Member Spotlight

      


    
   
   
    

General Manager Ron Salak

      
    
 
  
 

  
  

 

(Posted September 1, 2003)  For three decades, KRWG-TV/Las Cruces has been serving up public broadcasting with a distinctive southwestern flavor.  From local news and community issues to sky surveys and stories of saints, viewers find it all on the station that began broadcasting from New Mexico State University’s (NMSU) student union building in 1973.
   
Today, the area’s first public television station still broadcasts from that studio, but everything else has changed. Initially, KRWG-TV reached viewers in Las Cruces for a few hours each day. Now, the station broadcasts 18 hours daily and reaches three-quarters of a million viewers in New Mexico and the El Paso area of Texas.
   
A recent documentary, KRWG-TV: The First 30, shows how NMSU broadcast students and staff have always played a crucial role in the station’s operation.  For 15 years, they have been producing and presenting News 22. They make it possible for KRWG-TV to be one of the nation’s few PBS stations producing a live weeknight newscast, and they consistently win New Mexico Associated Press (NMAP) awards for their work. 
  
  

   NMSU Students on the set of KRWG's "News 22"

Two of KRWG-TV’s environmental documentaries have won NMAP awards also: Rio Grande: How Clean Is Our River and Not In My Backyard!

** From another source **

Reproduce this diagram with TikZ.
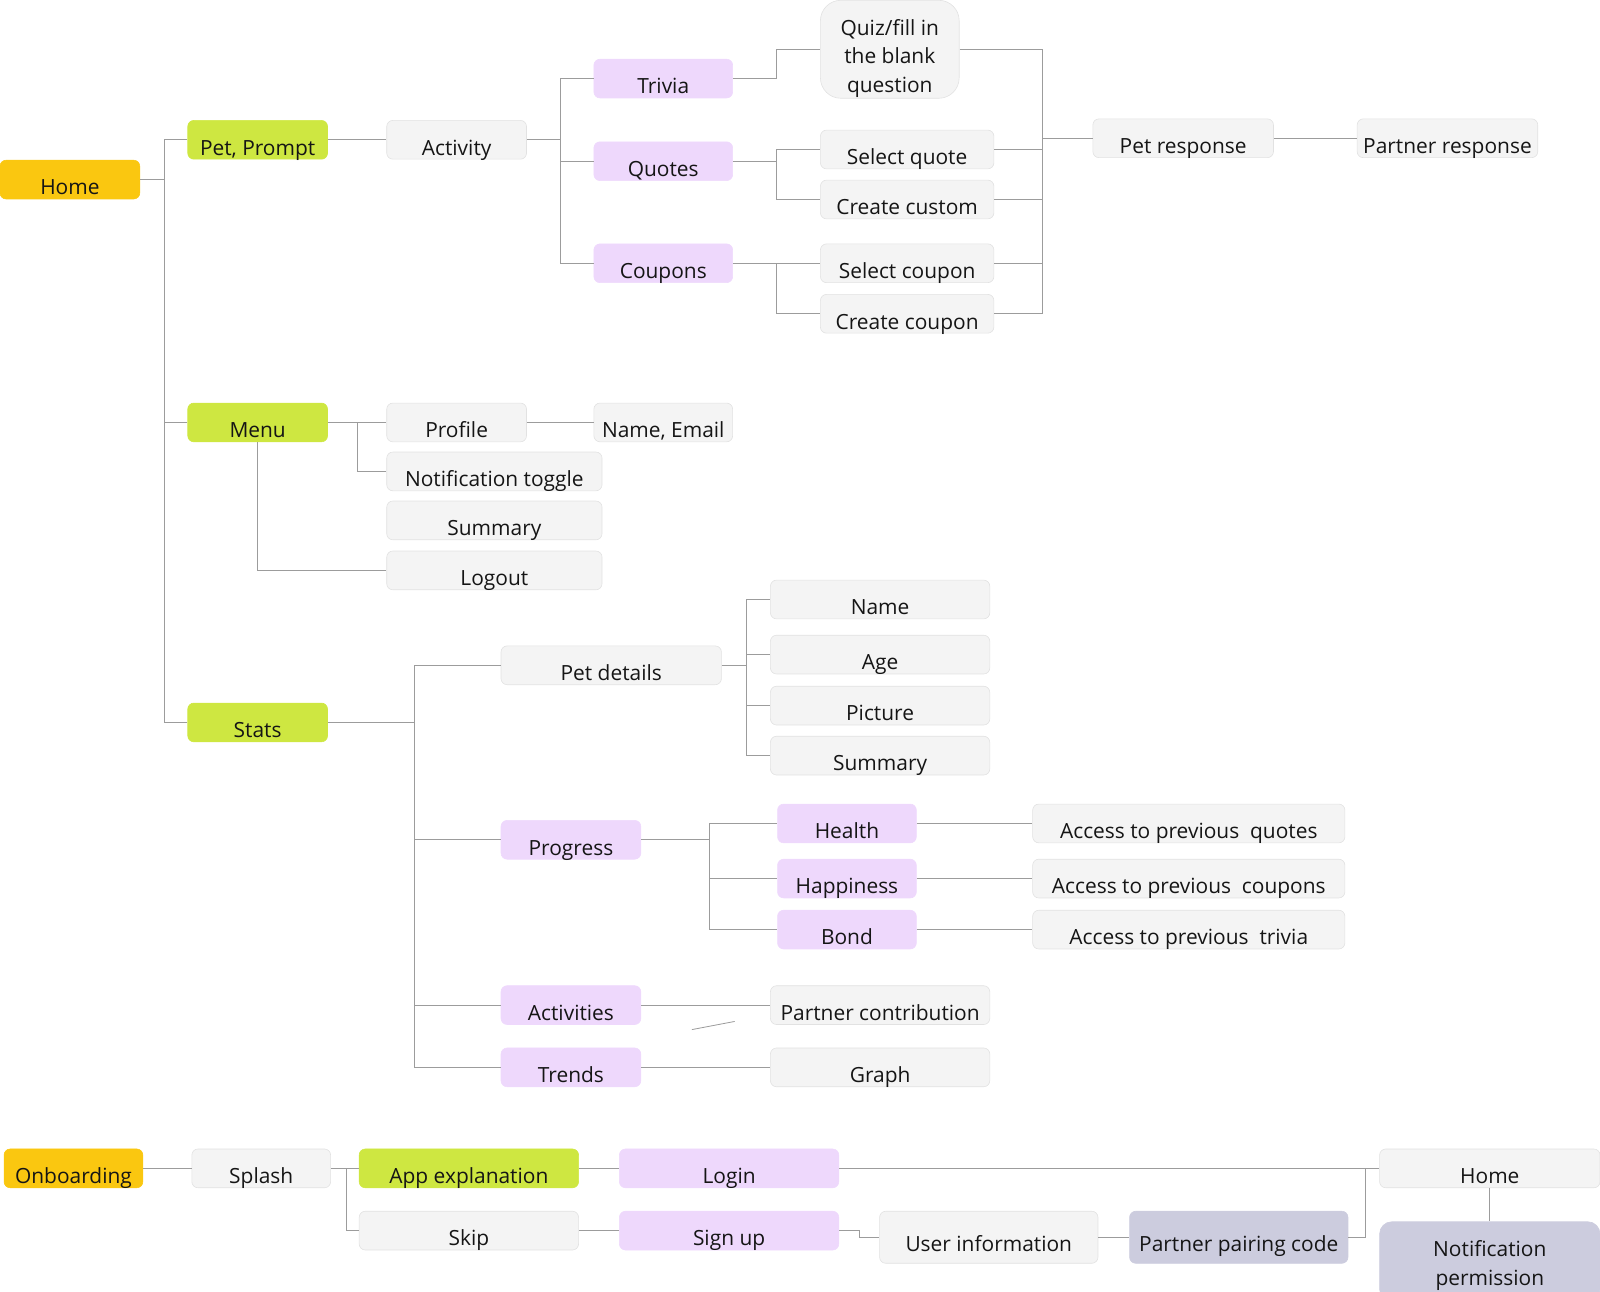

New Mexico Landfills, which was produced with a New Mexico Border Health grant.  El Favor de los Santos, a documentary on the role of saints in the lives of residents of the American Southwest and Mexico, earned KRWG-TV a regional Emmy and a National Association of Hispanic Journalists videography award.  It was distributed by NETA and seen on PBS stations throughout the nation in 2001.  NETA will be distributing KRWG-TV’s recently completed documentary, Capturing Heaven in a Box: The Sloan Digital Sky Survey also.  This program explores how the first massive digital, three- dimensional sky survey will be achieved.
   
  

  Sloan Digital Sky Survey site: Apache Point Observatory,
  Sacramento Mtns, New Mexico

KRWG-TV has never ignored the unique cuisine of its region, and Hot on the Trail (distributed by NETA) took viewers throughout the nation on a “hot chile feeding frenzy across the Southwest.” The program featured Chile Detective Sunny Conley and restaurants in New Mexico, Mexico, and Texas.
 
In addition to addressing community issues, keeping viewers up-to-date on local news, and reflecting the area’s diverse culture, KRWG-TV’s mission includes meeting the educational needs of its viewers.  The station has had an active Ready to Learn program in Las Cruces and surrounding communities for five years.  It has sponsored the Young Writers and Illustrators Contest (Reading Rainbow) for nine years and had the national grand prizewinner for third grade in 2000.
   

As KRWG-TV informs, entertains, and educates, it continuously incorporates new technology to improve its services.  The station broadcast its first digital television signal to Las Cruces viewers in April.  “We will continue our digital conversion process as well as the production of programs with the local focus that our diverse audience appreciates so much.  Partnerships with other organizations and businesses and our loyal viewers make it all possible,” said General Manager Ron Salak.
    

Many of those loyal viewers are looking forward to KRWG-TV’s seventeenth annual wine tasting in November.  This much-anticipated event continues to grow in popularity and draws viewers from all over New Mexico.  “Viewers are our single largest source of funding, contributing 18 percent of our total revenue.   We really depend upon them, and we take pride in the fact that they depend upon us, ” said Salak.